Michael stepped closer, voice rough. “You won’t help him by falling apart. Go rest. Eat something. You can come right back.”
I looked at Eli again. The rise and fall of his chest. The steady blink of the monitor. The faint hiss of the ventilator keeping a rhythm for him.
Leaving was a betrayal. Walking away from everything I’d failed to protect.
But the room tilted, just slightly, and I realized I was shaking. My limbs ached, my skin prickled beneath the crust of dried sweat and panic. Then I looked down—and froze. I was still wearing the same scrubs I’d had on when they wheeled him into my ER.
Jesus fuck.His blood was still on me.
“I’ll only be gone an hour,” I whispered. It sounded like a plea for permission.
Melissa nodded. “Go on, sweetheart. We’ll stay.”
I stood on legs that didn’t feel like mine, leaning on the rail for balance. When I bent to press a kiss to Eli’s forehead, my lips brushed the edge of tape and tubing. “I’ll be right back,” I murmured. “You hear me? Don’t you go anywhere.”
Then I turned toward the door.
The hallway beyond was filled with life. Every sound was an offense—the squeak of a gurney wheel, the laughter from some other corridor where good news existed. My hand found the wall just to steady myself.
By the time I made it to the elevator, my vision had blurred. I could still smell him—soap, antiseptic, the faint trace of the hospital that clung to him like a second skin—and the thought of washing that away made me sick. But that wasn’t Eli’s real scent, and thinking I might never get to smellthatversion of him again made me sicker.
When the doors slid open, I stepped inside, and it hit me how wrong the air felt without the sound of his monitor.
I went home because they’d asked me to. Because I had no fight left. Because I was afraid that if I stayed another minute, I’d shatter completely.
But as the elevator doors closed, I whispered to no one, “Please still be breathing when I get back.”
Chapter 15
Ghosts
ADRIAN
When I pulled into the driveway, the first thing that hit me was the empty space. Eli’s car was gone. Scrapped somewhere, twisted beyond recognition. The house looked the same, but it felt wrong. Hollow. Because I knew he wasn’t inside waiting for me.
I unlocked the door and stepped into the quiet. The fresh linen plug-in assaulted my nose. Citrus cleaner lingered from the last mopping. Familiar, domestic scents that should’ve felt safe. Instead, they burned in my lungs, a cruel imitation of normal.
The house smelled alive, but Eli wasn’t in it.
In the kitchen, my body moved on autopilot. I opened cabinets, the fridge, and closed them again without seeing a thing. My hand brushed over the pile of mail on the counter, the rhythm of ordinary life mocking me. I poured water but forgot to drink it. My hands wouldn’t stop shaking.
Then I saw it—the vase. The one I’d bought him years ago. A blue swirl decorated the base of the blown glass.

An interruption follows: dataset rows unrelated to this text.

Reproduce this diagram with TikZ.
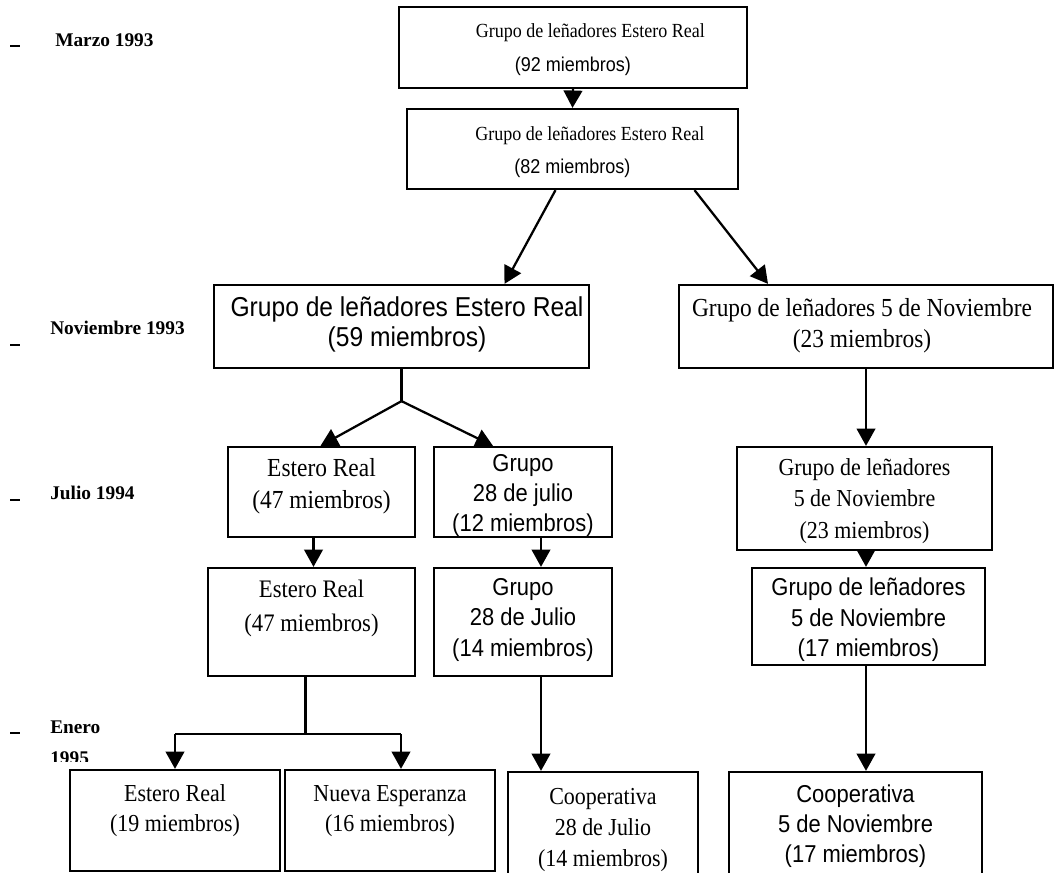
\documentclass[tikz,border=0pt]{standalone}
\usepackage{fontspec}
\setmainfont{Liberation Serif}
\setsansfont{Liberation Sans}
\newfontfamily\boxrm{Liberation Serif}[FakeStretch=0.9]
\newfontfamily\boxsf{Liberation Sans}[FakeStretch=0.9]
\usetikzlibrary{arrows.meta,calc}
\newcommand\fsz[2]{\fontsize{#1}{#2}\selectfont}
\begin{document}
\begin{tikzpicture}[x=0.75pt,y=-0.75pt,
  box/.style={draw,line width=1.7pt,inner sep=0pt},
  arr/.style={line width=1.7pt,-{Triangle[width=14pt,length=13pt]}},
  ln/.style={line width=1.7pt},
  txt/.style={align=center,inner sep=0pt},
  month/.style={anchor=west,inner sep=0pt,font=\bfseries\fsz{14.5}{22}},
  tick/.style={line width=1.5pt}
  ]
\useasboundingbox (0,0) rectangle (1055,873);
\clip (0,0) rectangle (1055,873);
% boxes
\node[box,minimum width=261pt,minimum height=60.75pt] (b1) at (573,47.5) {};
\node[box,minimum width=248.25pt,minimum height=60pt] (b2) at (572.5,149) {};
\node[box,minimum width=281.25pt,minimum height=62.25pt] (b3) at (401.5,326.5) {};
\node[box,minimum width=280.5pt,minimum height=62.25pt] (b4) at (866,326.5) {};
\node[box,minimum width=140.25pt,minimum height=67.5pt] (b5) at (321.5,492) {};
\node[box,minimum width=133.5pt,minimum height=67.5pt] (b6) at (523,492) {};
\node[box,minimum width=191.25pt,minimum height=77.25pt] (b7) at (864.5,498.5) {};
\node[box,minimum width=155.25pt,minimum height=81pt] (b8) at (311.5,622) {};
\node[box,minimum width=133.5pt,minimum height=81pt] (b9) at (523,622) {};
\node[box,minimum width=174.75pt,minimum height=72.75pt] (b10) at (868.5,616.5) {};
\node[box,minimum width=157.5pt,minimum height=75.75pt] (b11) at (175,820.5) {};
\node[box,minimum width=157.5pt,minimum height=75.75pt] (b12) at (390,820.5) {};
\node[box,minimum width=142.5pt,minimum height=90pt] (b13) at (603,832) {};
\node[box,minimum width=189.75pt,minimum height=90pt] (b14) at (855.5,832) {};
% texts
\node[txt,font=\boxrm\fsz{15}{25.5}] (t1) at (573,50) {\hspace*{26pt}Grupo de leñadores Estero Real\\\boxsf(92 miembros)};
\node[txt,font=\boxrm\fsz{15}{25}] (t2) at (572.5,152) {\hspace*{26pt}Grupo de leñadores Estero Real\\\boxsf(82 miembros)};
\node[txt,font=\boxsf\fsz{20.5}{22.5}] (t3) at (407,324) {Grupo de leñadores Estero Real\\(59 miembros)};
\node[txt,font=\boxrm\fsz{19.5}{23}] (t4) at (862,326) {Grupo de leñadores 5 de Noviembre\\(23 miembros)};
\node[txt,font=\boxrm\fsz{19.5}{24}] (t5) at (321.5,486) {Estero Real\\(47 miembros)};
\node[txt,font=\boxsf\fsz{18.3}{22.5}] (t6) at (523,496) {Grupo\\28 de julio\\(12 miembros)};
\node[txt,font=\boxrm\fsz{18.3}{23.5}] (t7) at (864.5,501) {Grupo de leñadores\\5 de Noviembre\\(23 miembros)};
\node[txt,font=\boxrm\fsz{18.9}{25.5}] (t8) at (311.5,608) {Estero Real\\(47 miembros)};
\node[txt,font=\boxsf\fsz{18.3}{23}] (t9) at (523,620) {Grupo\\28 de Julio\\(14 miembros)};
\node[txt,font=\boxsf\fsz{18.3}{23}] (t10) at (868.5,620) {Grupo de leñadores\\5 de Noviembre\\(17 miembros)};
\node[txt,font=\boxrm\fsz{18.3}{22.5}] (t11) at (175,811) {Estero Real\\(19 miembros)};
\node[txt,font=\boxrm\fsz{18.3}{22.5}] (t12) at (390,811) {Nueva Esperanza\\(16 miembros)};
\node[txt,font=\boxrm\fsz{18.3}{23}] (t13) at (603,830) {Cooperativa\\28 de Julio\\(14 miembros)};
\node[txt,font=\boxsf\fsz{18.3}{22.5}] (t14) at (855.5,826) {Cooperativa\\5 de Noviembre\\(17 miembros)};
% month labels
\node[month] (m1) at (55,40) {Marzo 1993};
\node[month] (m2) at (50,328) {Noviembre 1993};
\node[month] (m3) at (50,493) {Julio 1994};
\node[month] (m4) at (50,727) {Enero};
\begin{scope}
\clip (0,700) rectangle (200,761);
\node[month] (m5) at (50,758) {1995};
\end{scope}
\draw[tick] (10,46) -- (20,46);
\draw[tick] (10,345) -- (20,345);
\draw[tick] (10,500) -- (20,500);
\draw[tick] (10,733) -- (20,733);
% connectors
\draw[arr] (b1.south) -- (b2.north);
\draw[arr] ($(b2.south)+(-17,0)$) -- ($(b3.north)+(103,0)$);
\draw[arr] ($(b2.south)+(122,0)$) -- ($(b4.north)+(-98,0)$);
\coordinate (j1) at ($(b3.south)+(0,32)$);
\draw[ln] (b3.south) -- (j1);
\draw[arr] (j1) -- ($(b5.north)+(-1,0)$);
\draw[arr] (j1) -- ($(b6.north)+(-30,0)$);
\draw[arr] (b4.south) -- (b4.south |- b7.north);
\coordinate (c5) at ($(b5.south)+(-8,0)$);
\draw[arr] (c5) -- (c5 |- b8.north);
\coordinate (c6) at ($(b6.south)+(18,0)$);
\draw[arr] (c6) -- (c6 |- b9.north);
\coordinate (c7) at (b7.south -| b4.south);
\draw[arr] (c7) -- (c7 |- b10.north);
\coordinate (c8) at ($(b8.south)+(-6,0)$);
\coordinate (j2) at ($(c8)+(0,57)$);
\coordinate (j2l) at (j2 -| b11.north);
\coordinate (j2r) at ($(j2 -| b12.north)+(11,0)$);
\draw[ln] (c8) -- (j2);
\draw[ln] (j2l) -- (j2r);
\draw[arr] (j2l) -- (j2l |- b11.north);
\draw[arr] (j2r) -- (j2r |- b12.north);
\coordinate (c9) at ($(b9.south)+(18,0)$);
\draw[arr] (c9) -- (c9 |- b13.north);
\coordinate (c10) at (b10.south -| b4.south);
\draw[arr] (c10) -- (c10 |- b14.north);
\end{tikzpicture}
\end{document}
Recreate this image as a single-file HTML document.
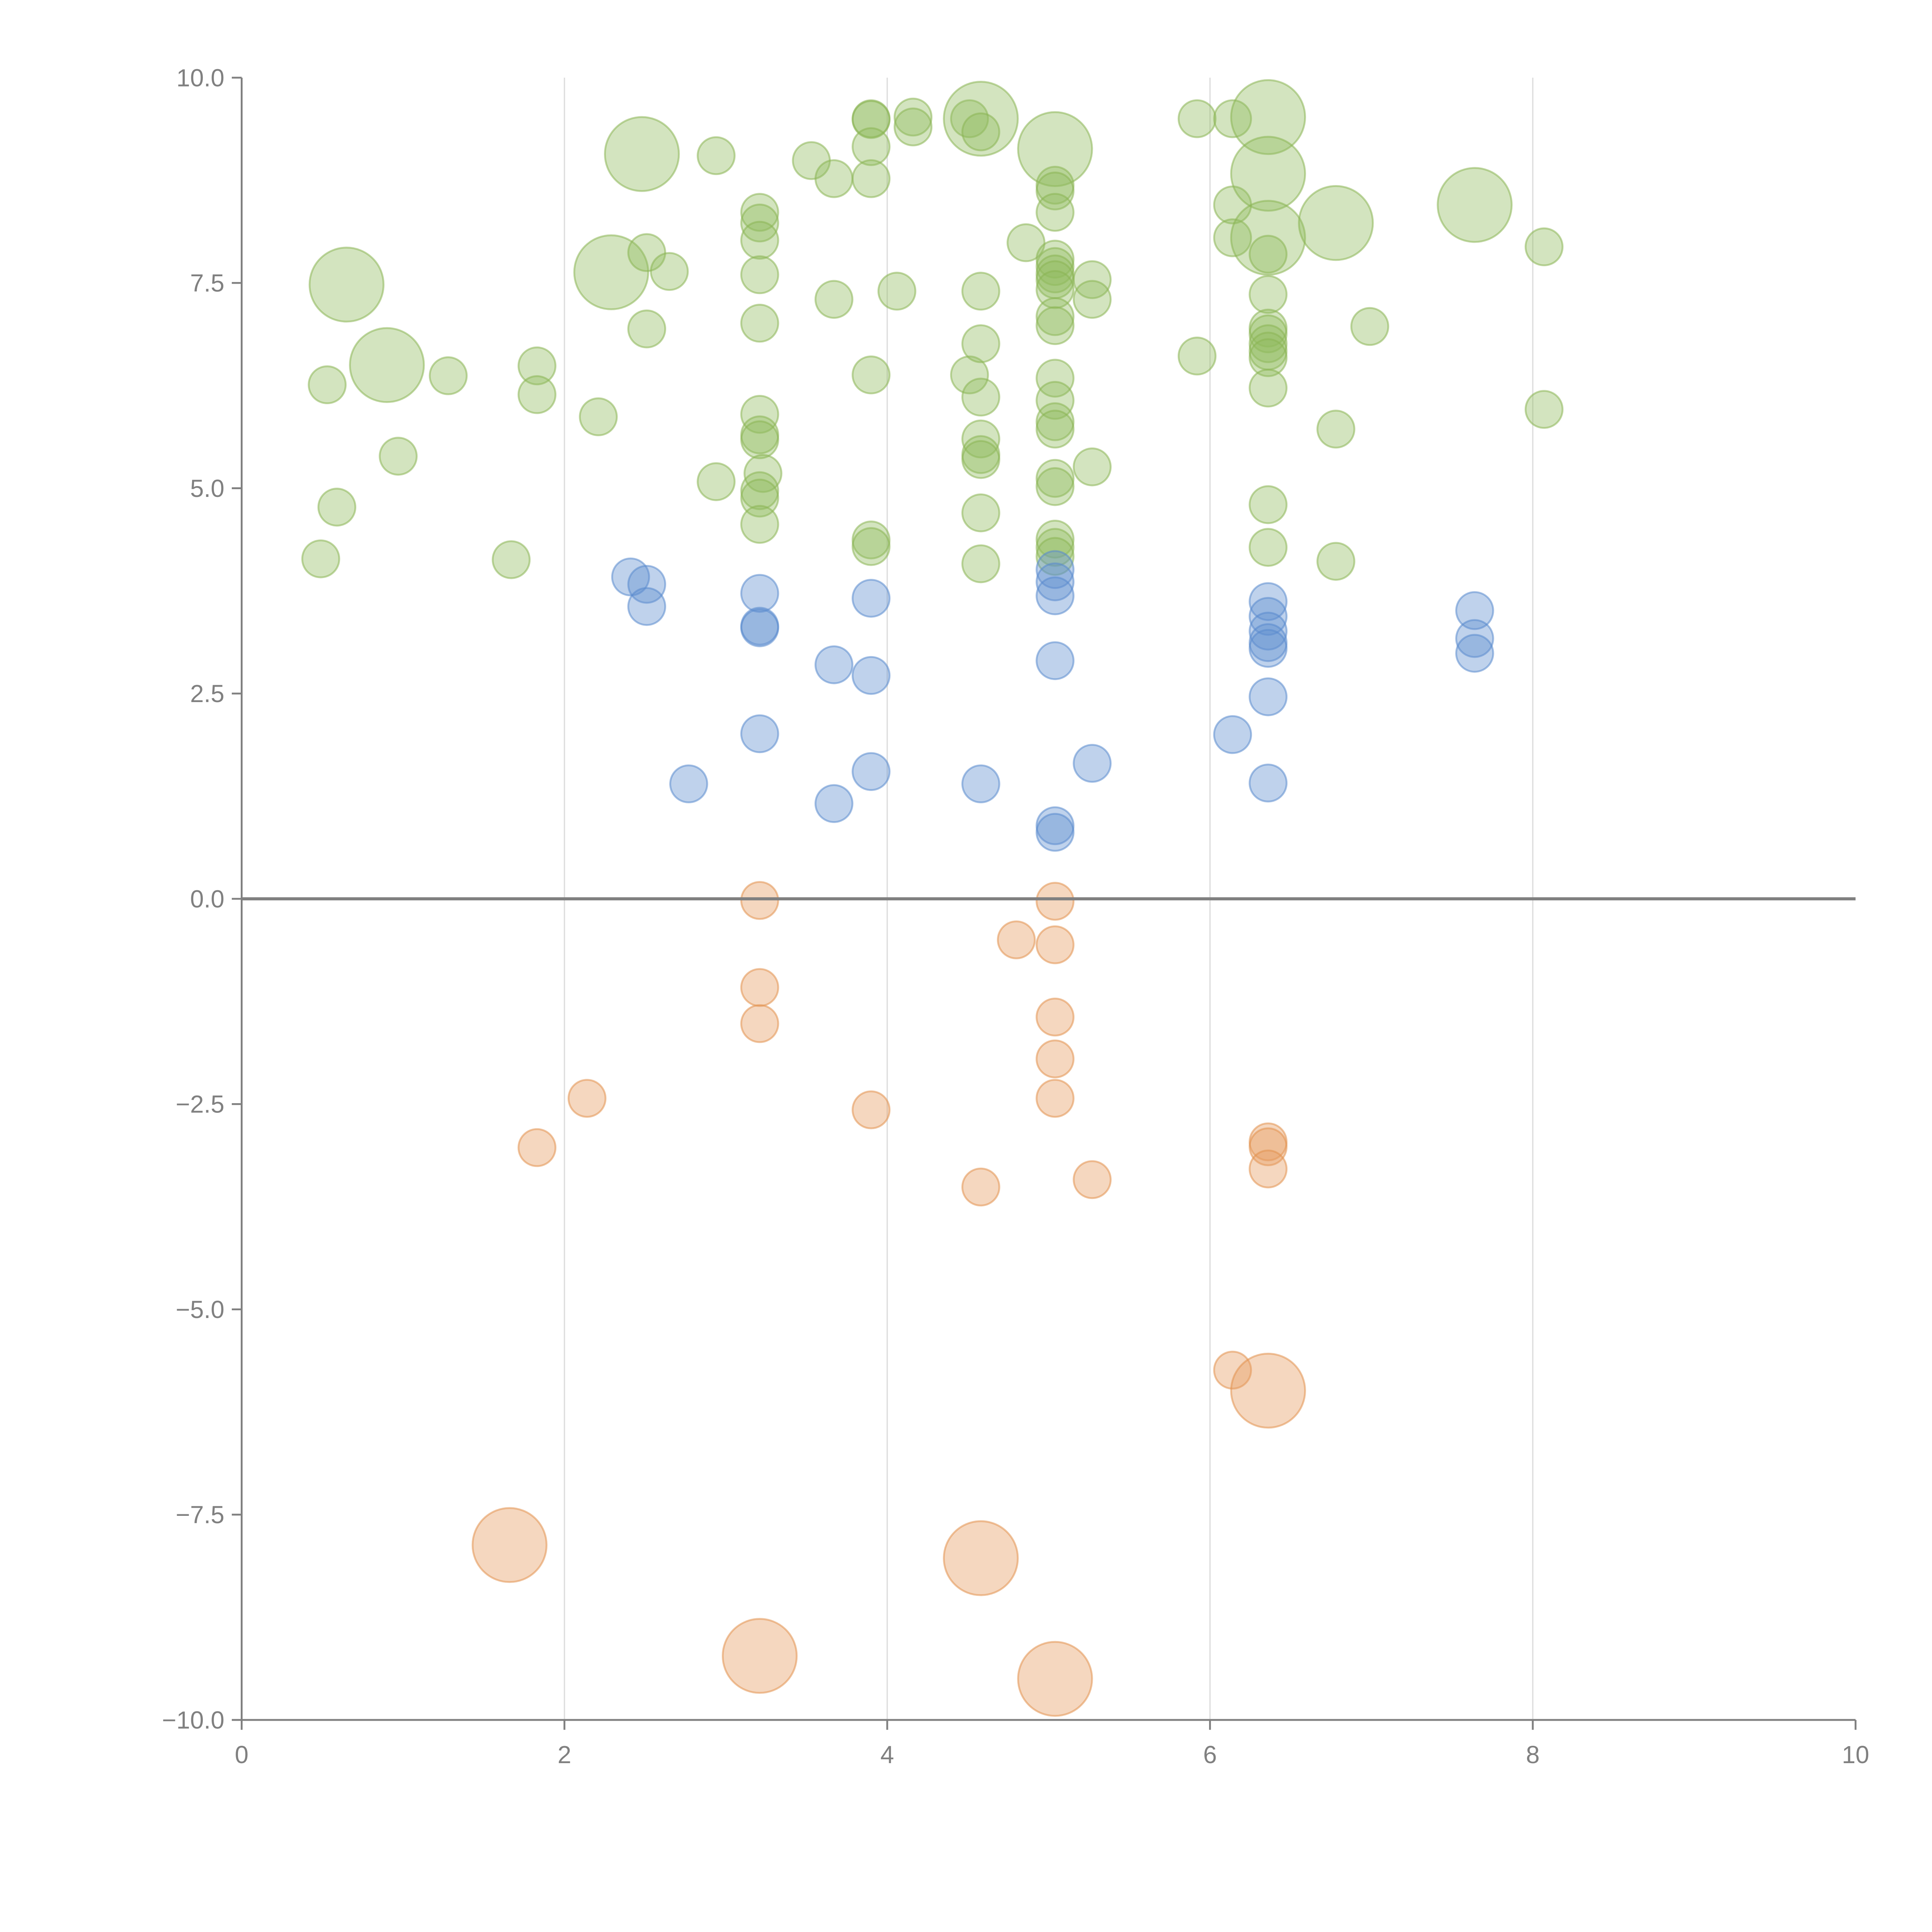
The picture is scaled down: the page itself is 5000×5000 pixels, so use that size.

I’d told myself it was thoughtful. Romantic. But it had become a ritual of guilt. Every bouquet an apology for the half-finished conversations, cut short by a pager or a late-night call from the hospital. Every bed made for two, but slept in alone.
The sight of it undid me.
“Fuck!”
I swiped it from the counter, the crash ringing through the kitchen like a gunshot. Water and shards scattered everywhere. I didn’t even feel the sting as glass cut into my palm. I just kept shouting his name over and over, tearing at my hair, sinking to the floor.
The sound that came out of me didn’t belong to a doctor or a husband. It was something feral, grief stripped down to the bone.
I stayed there on the floor, knees drawn up, back pressed to the cabinet, the tile cold under my ass. The water from the shattered vase crept toward me in slow streams, soaking the hem of my scrub pants. It didn’t matter. Nothing did.
I let my head fall back against the cabinet door and just breathed. The quiet pressed in, thick and absolute—until it wasn’t. For a second, I could swear I heard the clatter of a pan, the rhythm of a knife hitting a cutting board. I almost laughed. The brain was cruel that way, dragging me through wreckage one heartbeat, and memory the next.
Steam. Garlic. The faint burn of olive oil in the pan. Eli shaking his ass as he stood barefoot in one of my old T-shirts, sleeves rolled to his elbows.
“Don’t hover,” he said without looking up. “You’re making me nervous.”